- The original film poster
- Directed by: Werner Jacobs
- Written by: Curth Flatow Eckart Hachfeld [de], based on a play by Raymond Vincy [fr] and Jean Valmy [fr]
- Produced by: Artur Brauner
- Starring: Caterina Valente Hans Holt
- Cinematography: Göran Strindberg
- Edited by: Jutta Hering
- Music by: Heinz Gietz [de]
- Production company: CCC Film GmbH
- Distributed by: Constantin Film
- Release date: 1959;
- Running time: 99 minutes
- Country: West Germany
- Language: German

= Here I Am, Here I Stay =

German musical comedy film

Here I Am, Here I Stay (Hier bin ich – hier bleib ich) is a 1959 West German musical comedy film directed by Werner Jacobs and produced by Artur Brauner. It stars Caterina Valente, Hans Holt and Ruth Stephan. The film also features a guest appearance by Bill Haley.

==Plot==
The singer Caterine, owner of a bar/night club in Paris, wants to marry her boyfriend Pierre. However, at the registrar's office she finds out that she is allegedly already married to one Baron Hubert von Löwenherz, owner of a castle. A former employee had stolen Caterine's documents and married the Baron under her assumed identity — before disappearing with the family jewels. Caterine travels to the Baron's castle, where a visit by his rich uncle forces the Baron to stage a life of married harmony with Caterine as his wife. Eventually, Caterine and the Baron fall for each other, whilst Pierre finds a new romance with the castle's cook.

==Cast==
- Caterina Valente as Caterine
- Hans Holt as Baron Hubert von Löwenherz
- Ruth Stephan as Lucie
- Boy Gobert as Gustave
- Margarete Haagen as Baronin Appollonia von Löwenherz
- Paul Henckels as Baron Eduard von Löwenherz
- Ann Smyrner as Karin
- Wolfgang Müller as Pierre
- Wolfgang Neuss as Presenter
- Bill Haley & His Comets as Themselves

==Production==
Hier bin ich - hier bleib ich was directed by Werner Jacobs and produced by Artur Brauner. The screenplay was written by Curth Flatow and Eckart Hachfeld, based on the play J'y suis, j'y reste by Raymond Vincy and Jean Valmy. An earlier French film of 1954 is also based on this play.
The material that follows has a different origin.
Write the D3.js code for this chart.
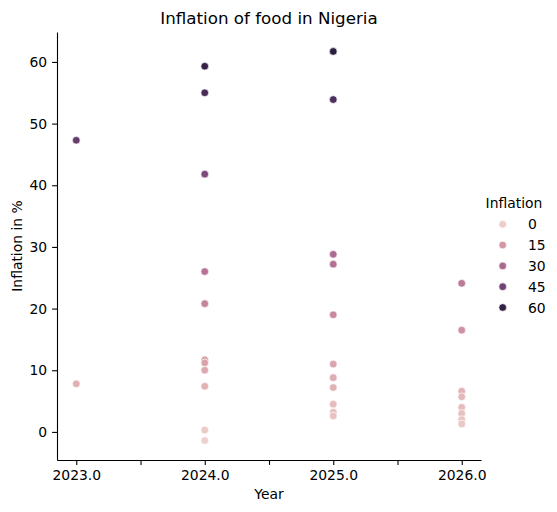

Filming took place from 16 October to 11 November 1958 in Bamberg and Schloss Seehof in Franconia, as well as at the Spandau Studios in Berlin. The line producer of the film was Horst Wendlandt. The film's sets were designed by the art directors Walter Kutz and Helmut Nentwig,

The film premiered at the Gloria-Palast in Stuttgart on 8 January 1959.

==Soundtrack==
In the late 1980s Bear Family Records of Germany released a soundtrack album for the film, which was notable for including two of the three Bill Haley recordings which had been made exclusively for the movie (including "Vive la Rock and Roll" which featured the then-unprecedented duet between Haley and Caterina Valente, and "Hot Dog Buddy Buddy"). The third Haley recording made for the film, "Whoa Mabel", has not surfaced as of 2026 (like the other two it is not the same recording as released by Haley on Decca Records).